Losing your job should be no excuse for avoiding a driving ban
Sentencing Council proposes tougher guidelines to prevent motorists claiming “exceptional hardship” to get out of driving bans
Motorists should not escape driving bans because they would lose their job, a legal advisory panel has said.
The Sentencing Council of England and Wales – a non-departmental public body made up of judges and non-judicial legal experts reporting to the Ministry of Justice – has drawn up proposals to provide stricter guidelines to courts issuing driving bans.
The body says motorists facing a driving ban should not be able to get out of it by claiming “exceptional hardship” purely because the ban would mean them losing their job. It argues that “loss of employment will not in itself necessarily amount to exceptional hardship” and that “some hardship is likely to occur in many, if not most, orders of disqualification”.
The proposed changes – which would mainly apply to magistrates’ courts, but may also affect some Crown Court sentencing – relates to “totting up” disqualifications, where a driver who commits multiple offences incurs 12 or more penalty points and is handed a ban. Drivers can escape such bans if they successfully argue in court that it would cause them “exceptional hardship”, often with the help of a lawyer specialising in motoring offences.

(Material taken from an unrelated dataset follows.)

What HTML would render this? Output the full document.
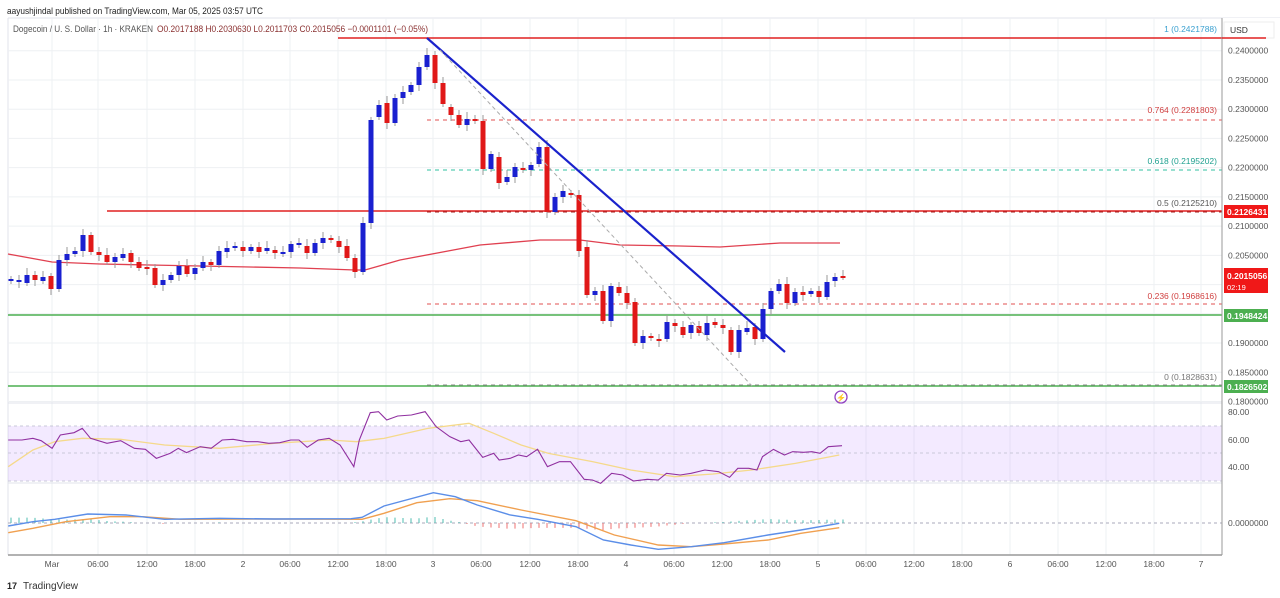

The Sentencing Council believes “courts should be cautious before accepting assertions of exceptional hardship without evidence that alternatives (including alternative means of transport) for avoiding exceptional hardship are not viable”. It adds that “the test is not inconvenience or hardship, but exceptional hardship for which the court must have evidence”.
Also included in the proposed changes is a clarification of the guidelines stating that any existing disqualification period should be added to any newly imposed disqualification period.
Lord Justice Holroyde, chairman of the Sentencing Council, said: “Sentencing guidelines are used in magistrates’ courts throughout England and Wales on a daily basis and it is important that they provide clear guidance to court users.
“This consultation is in response to requests from magistrates for changes to provide more information and bring greater clarity to these guidelines. We are keen to hear views on the proposals from magistrates, others working in the criminal justice system and anyone else with an interest in sentencing.”